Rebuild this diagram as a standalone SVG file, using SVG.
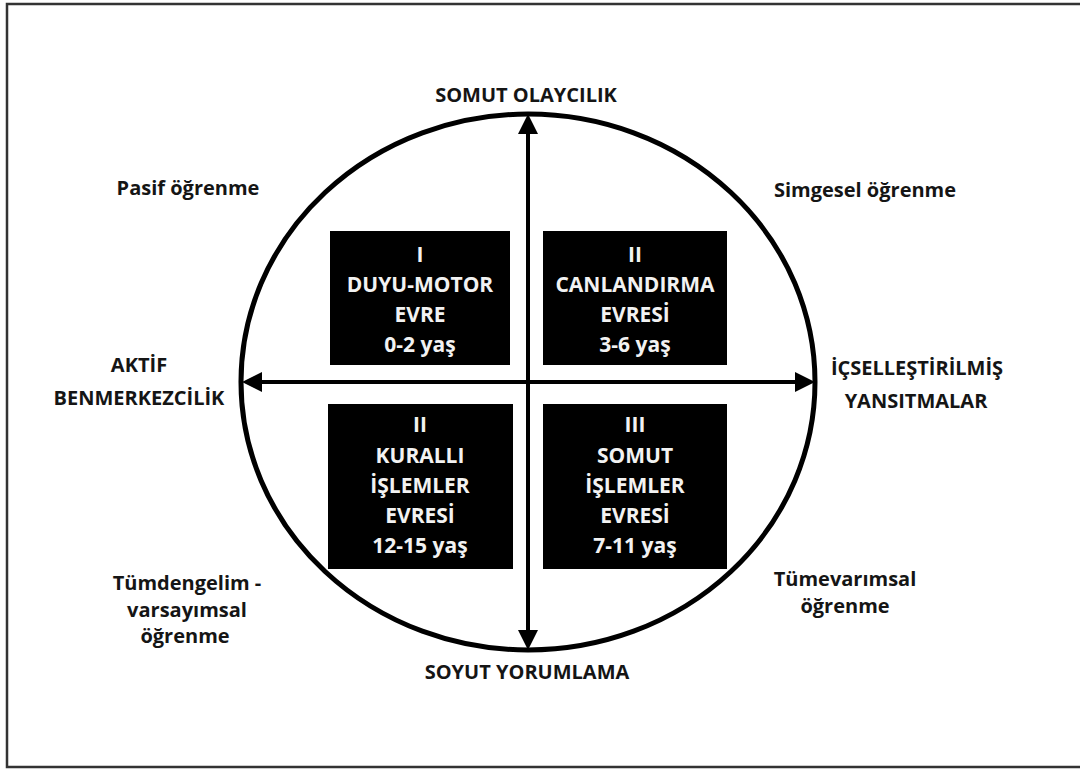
<svg xmlns="http://www.w3.org/2000/svg" width="1080" height="770" viewBox="0 0 1080 770">
<style>
  .lbl { font-family: "Open Sans", "Liberation Sans", sans-serif; font-weight: bold; font-size: 20px; fill: #151515; text-anchor: middle; }
  .bx { fill: #000; }
  .bt { font-family: "Open Sans", "Liberation Sans", sans-serif; font-weight: bold; font-size: 21px; fill: #f2f2f2; text-anchor: middle; }
  .ax { stroke: #000; stroke-width: 4; fill: none; }
</style>
<defs>
  <marker id="ah" viewBox="0 0 20 20" refX="10" refY="10" markerWidth="20" markerHeight="20" markerUnits="userSpaceOnUse" orient="auto-start-reverse">
    <path d="M0,0 L20,10 L0,20 z" fill="#000"/>
  </marker>
</defs>
<rect x="0" y="0" width="1080" height="770" fill="#fff"/>
<rect id="frame" x="7" y="4" width="1090" height="763" fill="none" stroke="#333" stroke-width="2.5"/>
<ellipse id="circle" cx="528" cy="382" rx="287" ry="268" fill="none" stroke="#000" stroke-width="5"/>
<g id="connectors">
  <line class="ax" x1="528" y1="124" x2="528" y2="640" marker-start="url(#ah)" marker-end="url(#ah)"/>
  <line class="ax" x1="252" y1="382" x2="805" y2="382" marker-start="url(#ah)" marker-end="url(#ah)"/>
</g>
<g id="box1">
  <rect class="bx" x="330" y="231" width="180" height="134"/>
  <text class="bt" x="420" y="262">I</text>
  <text class="bt" x="420" y="292">DUYU-MOTOR</text>
  <text class="bt" x="420" y="322">EVRE</text>
  <text class="bt" x="420" y="352">0-2 yaş</text>
</g>
<g id="box2">
  <rect class="bx" x="543" y="231" width="184" height="134"/>
  <text class="bt" x="635" y="262">II</text>
  <text class="bt" x="635" y="292">CANLANDIRMA</text>
  <text class="bt" x="635" y="322">EVRESİ</text>
  <text class="bt" x="635" y="352">3-6 yaş</text>
</g>
<g id="box3">
  <rect class="bx" x="328" y="404" width="185" height="165"/>
  <text class="bt" x="420" y="432">II</text>
  <text class="bt" x="420" y="463">KURALLI</text>
  <text class="bt" x="420" y="493">İŞLEMLER</text>
  <text class="bt" x="420" y="523">EVRESİ</text>
  <text class="bt" x="420" y="553">12-15 yaş</text>
</g>
<g id="box4">
  <rect class="bx" x="543" y="404" width="184" height="165"/>
  <text class="bt" x="635" y="432">III</text>
  <text class="bt" x="635" y="463">SOMUT</text>
  <text class="bt" x="635" y="493">İŞLEMLER</text>
  <text class="bt" x="635" y="523">EVRESİ</text>
  <text class="bt" x="635" y="553">7-11 yaş</text>
</g>
<g id="top"><text class="lbl" x="526" y="102">SOMUT OLAYCILIK</text></g>
<g id="bottom"><text class="lbl" x="527" y="679">SOYUT YORUMLAMA</text></g>
<g id="left">
  <text class="lbl" x="139" y="372">AKTİF</text>
  <text class="lbl" x="139" y="405">BENMERKEZCİLİK</text>
</g>
<g id="right">
  <text class="lbl" x="917" y="375">İÇSELLEŞTİRİLMİŞ</text>
  <text class="lbl" x="916" y="408">YANSITMALAR</text>
</g>
<g id="tl"><text class="lbl" x="188" y="195">Pasif öğrenme</text></g>
<g id="tr"><text class="lbl" x="865" y="197">Simgesel öğrenme</text></g>
<g id="bl">
  <text class="lbl" x="187" y="590">Tümdengelim -</text>
  <text class="lbl" x="187" y="617">varsayımsal</text>
  <text class="lbl" x="185" y="643">öğrenme</text>
</g>
<g id="br">
  <text class="lbl" x="845" y="586">Tümevarımsal</text>
  <text class="lbl" x="845" y="613">öğrenme</text>
</g>
</svg>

═══

» **Written instruction**
Write out the whole listing again, exactly, with no pictures.

» **Solution for this problem**
Rebuild this diagram as a standalone SVG file, using SVG.
<svg xmlns="http://www.w3.org/2000/svg" width="1080" height="770" viewBox="0 0 1080 770">
<style>
  .lbl { font-family: "Open Sans", "Liberation Sans", sans-serif; font-weight: bold; font-size: 20px; fill: #151515; text-anchor: middle; }
  .bx { fill: #000; }
  .bt { font-family: "Open Sans", "Liberation Sans", sans-serif; font-weight: bold; font-size: 21px; fill: #f2f2f2; text-anchor: middle; }
  .ax { stroke: #000; stroke-width: 4; fill: none; }
</style>
<defs>
  <marker id="ah" viewBox="0 0 20 20" refX="10" refY="10" markerWidth="20" markerHeight="20" markerUnits="userSpaceOnUse" orient="auto-start-reverse">
    <path d="M0,0 L20,10 L0,20 z" fill="#000"/>
  </marker>
</defs>
<rect x="0" y="0" width="1080" height="770" fill="#fff"/>
<rect id="frame" x="7" y="4" width="1090" height="763" fill="none" stroke="#333" stroke-width="2.5"/>
<ellipse id="circle" cx="528" cy="382" rx="287" ry="268" fill="none" stroke="#000" stroke-width="5"/>
<g id="connectors">
  <line class="ax" x1="528" y1="124" x2="528" y2="640" marker-start="url(#ah)" marker-end="url(#ah)"/>
  <line class="ax" x1="252" y1="382" x2="805" y2="382" marker-start="url(#ah)" marker-end="url(#ah)"/>
</g>
<g id="box1">
  <rect class="bx" x="330" y="231" width="180" height="134"/>
  <text class="bt" x="420" y="262">I</text>
  <text class="bt" x="420" y="292">DUYU-MOTOR</text>
  <text class="bt" x="420" y="322">EVRE</text>
  <text class="bt" x="420" y="352">0-2 yaş</text>
</g>
<g id="box2">
  <rect class="bx" x="543" y="231" width="184" height="134"/>
  <text class="bt" x="635" y="262">II</text>
  <text class="bt" x="635" y="292">CANLANDIRMA</text>
  <text class="bt" x="635" y="322">EVRESİ</text>
  <text class="bt" x="635" y="352">3-6 yaş</text>
</g>
<g id="box3">
  <rect class="bx" x="328" y="404" width="185" height="165"/>
  <text class="bt" x="420" y="432">II</text>
  <text class="bt" x="420" y="463">KURALLI</text>
  <text class="bt" x="420" y="493">İŞLEMLER</text>
  <text class="bt" x="420" y="523">EVRESİ</text>
  <text class="bt" x="420" y="553">12-15 yaş</text>
</g>
<g id="box4">
  <rect class="bx" x="543" y="404" width="184" height="165"/>
  <text class="bt" x="635" y="432">III</text>
  <text class="bt" x="635" y="463">SOMUT</text>
  <text class="bt" x="635" y="493">İŞLEMLER</text>
  <text class="bt" x="635" y="523">EVRESİ</text>
  <text class="bt" x="635" y="553">7-11 yaş</text>
</g>
<g id="top"><text class="lbl" x="526" y="102">SOMUT OLAYCILIK</text></g>
<g id="bottom"><text class="lbl" x="527" y="679">SOYUT YORUMLAMA</text></g>
<g id="left">
  <text class="lbl" x="139" y="372">AKTİF</text>
  <text class="lbl" x="139" y="405">BENMERKEZCİLİK</text>
</g>
<g id="right">
  <text class="lbl" x="917" y="375">İÇSELLEŞTİRİLMİŞ</text>
  <text class="lbl" x="916" y="408">YANSITMALAR</text>
</g>
<g id="tl"><text class="lbl" x="188" y="195">Pasif öğrenme</text></g>
<g id="tr"><text class="lbl" x="865" y="197">Simgesel öğrenme</text></g>
<g id="bl">
  <text class="lbl" x="187" y="590">Tümdengelim -</text>
  <text class="lbl" x="187" y="617">varsayımsal</text>
  <text class="lbl" x="185" y="643">öğrenme</text>
</g>
<g id="br">
  <text class="lbl" x="845" y="586">Tümevarımsal</text>
  <text class="lbl" x="845" y="613">öğrenme</text>
</g>
</svg>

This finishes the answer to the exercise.